A museum has to be relational, Eliasson thinks, just like art. Consumer society is not relational. A new product has to replace an existing one, as if it had never existed. He himself designed an alteration to the Smithsonian Museum in Washington in which he ‘related’ different parts to one another with a fully glazed exterior ramp. The glass wall undulates because otherwise one wouldn’t experience that one was actually moving. ‘Maybe too dogmatic’, he already noted luckily. It’s clear that art doesn’t become architecture just like that.
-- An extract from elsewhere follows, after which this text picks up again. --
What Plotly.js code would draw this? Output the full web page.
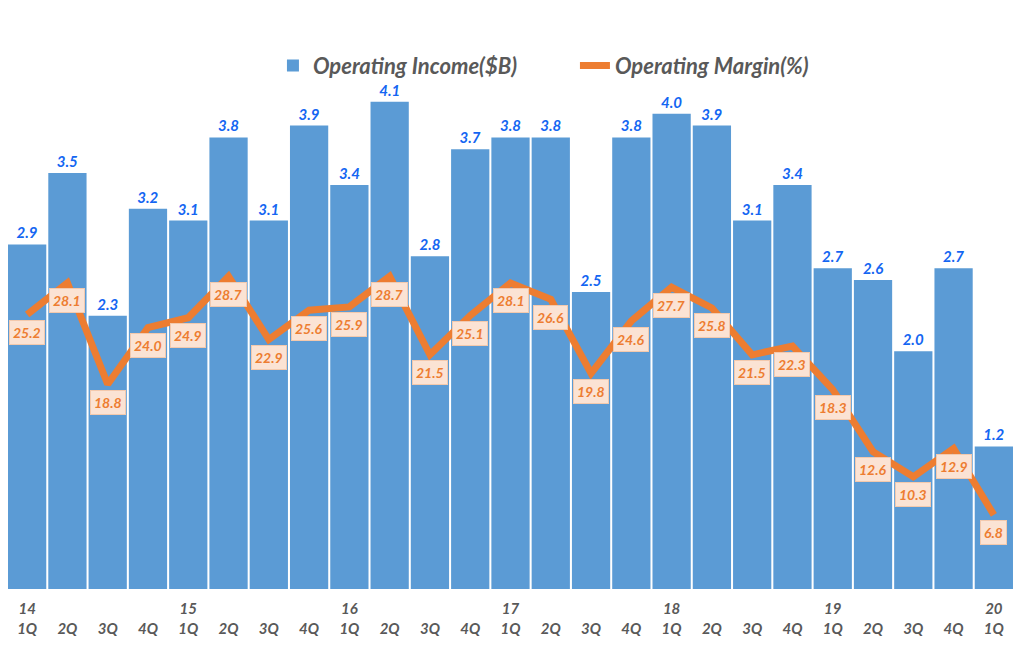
<!DOCTYPE html>
<html>
<head>
<meta charset="utf-8">
<script src="https://cdn.plot.ly/plotly-3.0.1.min.js"></script>
<style>html,body{margin:0;padding:0;background:#fff;}#chart{width:1024px;height:658px;}</style>
</head>
<body>
<div id="chart"></div>
<script>
var quarters = ["14<br>1Q"," <br>2Q"," <br>3Q"," <br>4Q","15<br>1Q"," <br>2Q"," <br>3Q"," <br>4Q","16<br>1Q"," <br>2Q"," <br>3Q"," <br>4Q","17<br>1Q"," <br>2Q"," <br>3Q"," <br>4Q","18<br>1Q"," <br>2Q"," <br>3Q"," <br>4Q","19<br>1Q"," <br>2Q"," <br>3Q"," <br>4Q","20<br>1Q"];
var operatingIncome = [2.9,3.5,2.3,3.2,3.1,3.8,3.1,3.9,3.4,4.1,2.8,3.7,3.8,3.8,2.5,3.8,4.0,3.9,3.1,3.4,2.7,2.6,2.0,2.7,1.2];
var operatingMargin = [25.2,28.1,18.8,24.0,24.9,28.7,22.9,25.6,25.9,28.7,21.5,25.1,28.1,26.6,19.8,24.6,27.7,25.8,21.5,22.3,18.3,12.6,10.3,12.9,6.8];

var idx = quarters.map(function(_, i){ return i; });
var fontFam = "Lato, 'Open Sans', 'DejaVu Sans', sans-serif";

var bars = {
  type: 'bar', name: 'Operating Income($B)',
  x: idx, y: operatingIncome,
  marker: {color: '#5b9bd5', line: {width: 0}},
  text: operatingIncome.map(function(v){ return v.toFixed(1); }),
  textposition: 'outside',
  textfont: {family: fontFam, size: 15, color: '#1466f2', weight: 'bold', style: 'italic'},
  cliponaxis: false,
  hoverinfo: 'skip'
};
var line = {
  type: 'scatter', mode: 'lines', name: 'Operating Margin(%)',
  x: idx, y: operatingMargin, yaxis: 'y2',
  line: {color: '#ed7d31', width: 7},
  hoverinfo: 'skip'
};

var annotations = operatingMargin.map(function(v, i){
  return {
    x: i, y: v, xref: 'x', yref: 'y2',
    text: v.toFixed(1), showarrow: false, yshift: -18,
    bgcolor: '#fbe3d4', bordercolor: '#f3c9ad', borderwidth: 1, borderpad: 3,
    font: {family: fontFam, size: 14, color: '#ed7d31', weight: 'bold', style: 'italic'}
  };
});

var layout = {
  width: 1024, height: 658,
  margin: {l: 7, r: 10, t: 40, b: 69},
  paper_bgcolor: '#ffffff', plot_bgcolor: '#ffffff',
  bargap: 0.05,
  showlegend: true,
  legend: {orientation: 'h', x: 0.564, xanchor: 'center', y: 0.953, yanchor: 'middle',
    entrywidth: 257, entrywidthmode: 'pixels',
    font: {family: fontFam, size: 22, color: '#595959', weight: 'bold', style: 'italic'},
    bgcolor: 'rgba(0,0,0,0)'},
  xaxis: {range: [-0.5, 24.5], tickvals: idx, ticktext: quarters, showgrid: false, zeroline: false,
    showline: false, ticks: '', fixedrange: true, ticklabelstandoff: 9,
    tickfont: {family: fontFam, size: 15, color: '#595959', weight: 'bold', style: 'italic'}},
  yaxis: {range: [0, 4.62], visible: false, showgrid: false, zeroline: false},
  yaxis2: {range: [0, 50.4], overlaying: 'y', side: 'right', visible: false, showgrid: false, zeroline: false},
  annotations: annotations
};

Plotly.newPlot('chart', [bars, line], layout, {displayModeBar: false, staticPlot: true});
</script>
</body>
</html>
Looking into the future, Eliasson sees opportunities for a new kind of practice that actually looks just like his one: a combination of art and architecture that could attain a ‘new responsive criticality’ based on engagement with reality. Not socialist, not left wing or right wing, but providing people with a sense that their lives matter, and that they are part of a community. Social and environmental sustainability. And laughing: ‘Art shows the way’. To finish: ‘I have a dream that content wins over form. I don’t want to kill form completely, because that is what my work is about, but almost.’

After the lecture I asked Olafur Eliasson over a drink if there are any critical architects around today. His answer was surprising and almost metaphorical: architects run through life, are always in a hurry, have time for almost nothing, and are obsessed with power. Quality of life or time for a conversation hardly exists. With Rem Koolhaas he summarises ‘the architect’: ‘If you don’t say something interesting, in five seconds his attention is gone.’

In theory a building is the largest possible art installation, asserts Eliasson. Architecture, however, is not art, but a consumer product. What is promising is how more and more architects seem to find design inspiration in art. Take a look at the work of Herzog & de Meuron, for instance, or the work of Claus & Kaan here in the Netherlands.